> [Requirement]: Leave the pictures out. Return all other data exactly.

> [Supplied data]:
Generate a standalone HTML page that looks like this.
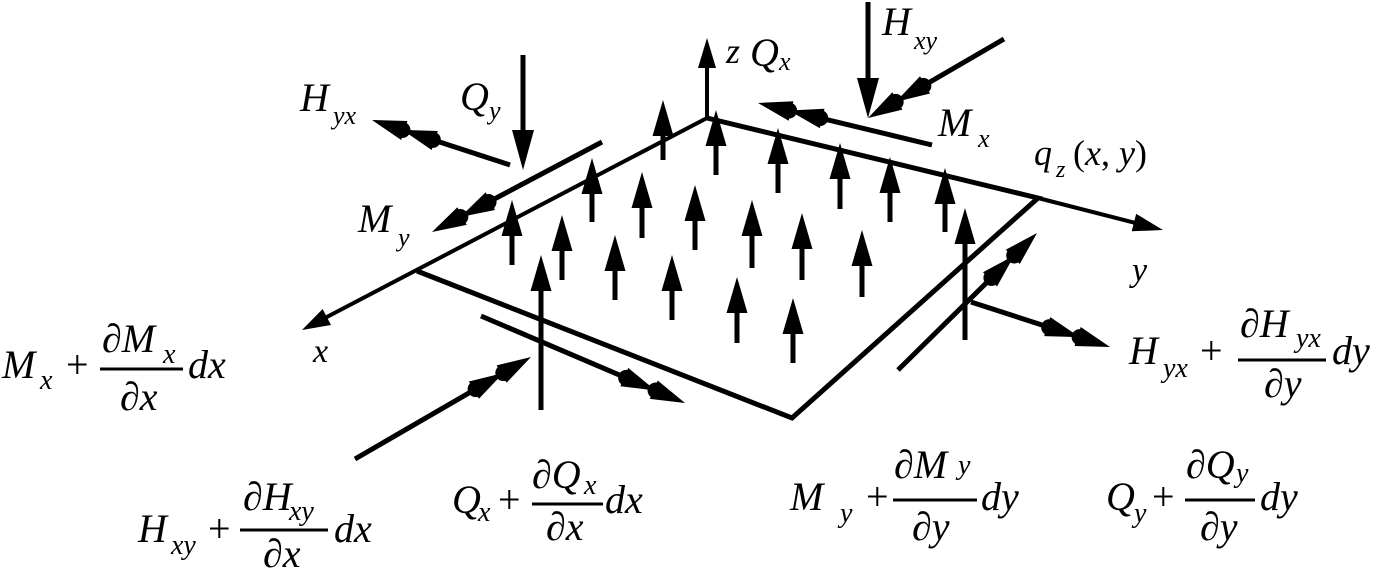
<!DOCTYPE html>
<html><head><meta charset="utf-8"><style>
html,body{margin:0;padding:0;background:#fff}
svg{display:block}
svg text{font-family:"Liberation Serif","DejaVu Serif",serif;font-style:italic;fill:#000}
svg text .up, svg text.up{font-style:normal}
</style></head><body>
<svg id="s" width="1373" height="573" viewBox="0 0 1373 573" xmlns="http://www.w3.org/2000/svg">
<g id="g" stroke="#000" fill="#000"></g>
<g stroke="#000" stroke-width="3">
<line x1="100" y1="369" x2="183" y2="369"/>
<line x1="240" y1="530" x2="328" y2="530"/>
<line x1="532" y1="504" x2="603" y2="504"/>
<line x1="893" y1="500" x2="977" y2="500"/>
<line x1="1185" y1="500" x2="1255" y2="500"/>
<line x1="1238" y1="360" x2="1326" y2="360"/>
</g>
<g font-size="40" font-family="Liberation Serif, DejaVu Serif, serif" font-style="italic">
<text x="300" y="111">H</text><text x="333" y="124" font-size="26">yx</text>
<text x="460" y="110">Q</text><text x="489" y="119" font-size="26">y</text>
<text x="358" y="232">M</text><text x="398" y="246" font-size="26">y</text>
<text x="313" y="362" font-size="34">x</text>
<text x="726" y="63" font-size="36">z</text><text x="750" y="66">Q</text><text x="779" y="70" font-size="26">x</text>
<text x="882" y="35">H</text><text x="914" y="49" font-size="26">xy</text>
<text x="938" y="136">M</text><text x="978" y="147" font-size="26">x</text>
<text x="1034" y="165" font-size="36">q</text><text x="1056" y="177" font-size="24">z</text><text x="1073" y="165" font-size="36"><tspan class="up" font-style="normal">(</tspan>x<tspan class="up" font-style="normal">,</tspan> y<tspan class="up" font-style="normal">)</tspan></text>
<text x="1132" y="281" font-size="34">y</text>

<text x="2" y="378">M</text><text x="40" y="389" font-size="28">x</text>
<text x="66" y="378" class="up" font-style="normal">+</text>
<text x="102" y="352">∂M</text><text x="163" y="363" font-size="28">x</text>
<text x="120" y="410">∂x</text>
<text x="188" y="378">dx</text>

<text x="138" y="542">H</text><text x="171" y="554" font-size="28">xy</text>
<text x="208" y="542" class="up" font-style="normal">+</text>
<text x="243" y="510">∂H</text><text x="289" y="520" font-size="28">xy</text>
<text x="263" y="567">∂x</text>
<text x="334" y="542">dx</text>

<text x="452" y="513">Q</text><text x="478" y="521" font-size="28">x</text>
<text x="498" y="513" class="up" font-style="normal">+</text>
<text x="532" y="488">∂Q</text><text x="584" y="494" font-size="28">x</text>
<text x="546" y="540">∂x</text>
<text x="605" y="513">dx</text>

<text x="790" y="510">M</text><text x="840" y="522" font-size="28">y</text>
<text x="866" y="510" class="up" font-style="normal">+</text>
<text x="894" y="478">∂M</text><text x="958" y="474" font-size="28">y</text>
<text x="912" y="540">∂y</text>
<text x="981" y="510">dy</text>

<text x="1106" y="510">Q</text><text x="1134" y="522" font-size="28">y</text>
<text x="1152" y="510" class="up" font-style="normal">+</text>
<text x="1186" y="478">∂Q</text><text x="1236" y="482" font-size="28">y</text>
<text x="1200" y="540">∂y</text>
<text x="1260" y="510">dy</text>

<text x="1129" y="364">H</text><text x="1163" y="377" font-size="28">yx</text>
<text x="1200" y="364" class="up" font-style="normal">+</text>
<text x="1240" y="337">∂H</text><text x="1296" y="347" font-size="28">yx</text>
<text x="1264" y="397">∂y</text>
<text x="1332" y="364">dy</text>
</g>
</svg>
<script>
var g=document.getElementById('g'),NS='http://www.w3.org/2000/svg';
function el(t,a){var e=document.createElementNS(NS,t);for(var k in a)e.setAttribute(k,a[k]);g.appendChild(e);return e;}
function line(x1,y1,x2,y2,w){el('line',{x1:x1,y1:y1,x2:x2,y2:y2,'stroke-width':w||5});}
function head(tx,ty,dx,dy,L,W){var bx=tx-dx*L,by=ty-dy*L,px=-dy*W,py=dx*W;
 el('polygon',{points:tx+','+ty+' '+(bx+px)+','+(by+py)+' '+(bx-px)+','+(by-py),stroke:'none'});}
function arrow(sx,sy,tx,ty,w,L,W){var d=Math.hypot(tx-sx,ty-sy),dx=(tx-sx)/d,dy=(ty-sy)/d;
 line(sx,sy,tx-dx*L*0.8,ty-dy*L*0.8,w);head(tx,ty,dx,dy,L,W);}
function dbl(sx,sy,tx,ty){var d=Math.hypot(tx-sx,ty-sy),dx=(tx-sx)/d,dy=(ty-sy)/d;
 line(sx,sy,tx-dx*40,ty-dy*40,5);
 for(var i=0;i<2;i++){var ox=tx-dx*32*i,oy=ty-dy*32*i;head(ox,oy,dx,dy,34,10);
  el('circle',{cx:ox-dx*32,cy:oy-dy*32,r:8,stroke:'none'});}}
function up(x,y1,y2){line(x,y1+30,x,y2,5);head(x,y1,0,-1,36,10.5);}
el('polyline',{points:'707,118 1038,198 792,418 417,271',fill:'none','stroke-width':5,'stroke-linejoin':'miter'});
arrow(707,118,302,330,4,28,9);
arrow(1038,198,1163,230,4,30,9);
arrow(707,118,707,38,4,30,9);
arrow(523,55,523,170,5,40,11);
arrow(868,2,868,118,5,40,11);
[[663,100,160],[716,110,175],[778,128,193],[840,143,209],[890,157,222],[945,168,232],
 [592,158,222],[642,172,238],[695,185,250],[752,200,268],[802,213,280],[862,230,297],
 [512,200,265],[562,215,280],[615,235,300],[672,255,320],[737,277,343],[793,298,363],
 [541,255,410],[965,208,340]].forEach(function(a){up(a[0],a[1],a[2]);});
dbl(510,165,372,120);dbl(602,142,432,232);dbl(1004,39,868,118);dbl(932,145,758,103);
dbl(481,316,685,403);dbl(355,459,531,357);dbl(898,370,1037,233);dbl(971,302,1110,347);
</script>
</body></html>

> [Solution]:
Generate a standalone HTML page that looks like this.
<!DOCTYPE html>
<html><head><meta charset="utf-8"><style>
html,body{margin:0;padding:0;background:#fff}
svg{display:block}
svg text{font-family:"Liberation Serif","DejaVu Serif",serif;font-style:italic;fill:#000}
svg text .up, svg text.up{font-style:normal}
</style></head><body>
<svg id="s" width="1373" height="573" viewBox="0 0 1373 573" xmlns="http://www.w3.org/2000/svg">
<g id="g" stroke="#000" fill="#000"></g>
<g stroke="#000" stroke-width="3">
<line x1="100" y1="369" x2="183" y2="369"/>
<line x1="240" y1="530" x2="328" y2="530"/>
<line x1="532" y1="504" x2="603" y2="504"/>
<line x1="893" y1="500" x2="977" y2="500"/>
<line x1="1185" y1="500" x2="1255" y2="500"/>
<line x1="1238" y1="360" x2="1326" y2="360"/>
</g>
<g font-size="40" font-family="Liberation Serif, DejaVu Serif, serif" font-style="italic">
<text x="300" y="111">H</text><text x="333" y="124" font-size="26">yx</text>
<text x="460" y="110">Q</text><text x="489" y="119" font-size="26">y</text>
<text x="358" y="232">M</text><text x="398" y="246" font-size="26">y</text>
<text x="313" y="362" font-size="34">x</text>
<text x="726" y="63" font-size="36">z</text><text x="750" y="66">Q</text><text x="779" y="70" font-size="26">x</text>
<text x="882" y="35">H</text><text x="914" y="49" font-size="26">xy</text>
<text x="938" y="136">M</text><text x="978" y="147" font-size="26">x</text>
<text x="1034" y="165" font-size="36">q</text><text x="1056" y="177" font-size="24">z</text><text x="1073" y="165" font-size="36"><tspan class="up" font-style="normal">(</tspan>x<tspan class="up" font-style="normal">,</tspan> y<tspan class="up" font-style="normal">)</tspan></text>
<text x="1132" y="281" font-size="34">y</text>

<text x="2" y="378">M</text><text x="40" y="389" font-size="28">x</text>
<text x="66" y="378" class="up" font-style="normal">+</text>
<text x="102" y="352">∂M</text><text x="163" y="363" font-size="28">x</text>
<text x="120" y="410">∂x</text>
<text x="188" y="378">dx</text>

<text x="138" y="542">H</text><text x="171" y="554" font-size="28">xy</text>
<text x="208" y="542" class="up" font-style="normal">+</text>
<text x="243" y="510">∂H</text><text x="289" y="520" font-size="28">xy</text>
<text x="263" y="567">∂x</text>
<text x="334" y="542">dx</text>

<text x="452" y="513">Q</text><text x="478" y="521" font-size="28">x</text>
<text x="498" y="513" class="up" font-style="normal">+</text>
<text x="532" y="488">∂Q</text><text x="584" y="494" font-size="28">x</text>
<text x="546" y="540">∂x</text>
<text x="605" y="513">dx</text>

<text x="790" y="510">M</text><text x="840" y="522" font-size="28">y</text>
<text x="866" y="510" class="up" font-style="normal">+</text>
<text x="894" y="478">∂M</text><text x="958" y="474" font-size="28">y</text>
<text x="912" y="540">∂y</text>
<text x="981" y="510">dy</text>

<text x="1106" y="510">Q</text><text x="1134" y="522" font-size="28">y</text>
<text x="1152" y="510" class="up" font-style="normal">+</text>
<text x="1186" y="478">∂Q</text><text x="1236" y="482" font-size="28">y</text>
<text x="1200" y="540">∂y</text>
<text x="1260" y="510">dy</text>

<text x="1129" y="364">H</text><text x="1163" y="377" font-size="28">yx</text>
<text x="1200" y="364" class="up" font-style="normal">+</text>
<text x="1240" y="337">∂H</text><text x="1296" y="347" font-size="28">yx</text>
<text x="1264" y="397">∂y</text>
<text x="1332" y="364">dy</text>
</g>
</svg>
<script>
var g=document.getElementById('g'),NS='http://www.w3.org/2000/svg';
function el(t,a){var e=document.createElementNS(NS,t);for(var k in a)e.setAttribute(k,a[k]);g.appendChild(e);return e;}
function line(x1,y1,x2,y2,w){el('line',{x1:x1,y1:y1,x2:x2,y2:y2,'stroke-width':w||5});}
function head(tx,ty,dx,dy,L,W){var bx=tx-dx*L,by=ty-dy*L,px=-dy*W,py=dx*W;
 el('polygon',{points:tx+','+ty+' '+(bx+px)+','+(by+py)+' '+(bx-px)+','+(by-py),stroke:'none'});}
function arrow(sx,sy,tx,ty,w,L,W){var d=Math.hypot(tx-sx,ty-sy),dx=(tx-sx)/d,dy=(ty-sy)/d;
 line(sx,sy,tx-dx*L*0.8,ty-dy*L*0.8,w);head(tx,ty,dx,dy,L,W);}
function dbl(sx,sy,tx,ty){var d=Math.hypot(tx-sx,ty-sy),dx=(tx-sx)/d,dy=(ty-sy)/d;
 line(sx,sy,tx-dx*40,ty-dy*40,5);
 for(var i=0;i<2;i++){var ox=tx-dx*32*i,oy=ty-dy*32*i;head(ox,oy,dx,dy,34,10);
  el('circle',{cx:ox-dx*32,cy:oy-dy*32,r:8,stroke:'none'});}}
function up(x,y1,y2){line(x,y1+30,x,y2,5);head(x,y1,0,-1,36,10.5);}
el('polyline',{points:'707,118 1038,198 792,418 417,271',fill:'none','stroke-width':5,'stroke-linejoin':'miter'});
arrow(707,118,302,330,4,28,9);
arrow(1038,198,1163,230,4,30,9);
arrow(707,118,707,38,4,30,9);
arrow(523,55,523,170,5,40,11);
arrow(868,2,868,118,5,40,11);
[[663,100,160],[716,110,175],[778,128,193],[840,143,209],[890,157,222],[945,168,232],
 [592,158,222],[642,172,238],[695,185,250],[752,200,268],[802,213,280],[862,230,297],
 [512,200,265],[562,215,280],[615,235,300],[672,255,320],[737,277,343],[793,298,363],
 [541,255,410],[965,208,340]].forEach(function(a){up(a[0],a[1],a[2]);});
dbl(510,165,372,120);dbl(602,142,432,232);dbl(1004,39,868,118);dbl(932,145,758,103);
dbl(481,316,685,403);dbl(355,459,531,357);dbl(898,370,1037,233);dbl(971,302,1110,347);
</script>
</body></html>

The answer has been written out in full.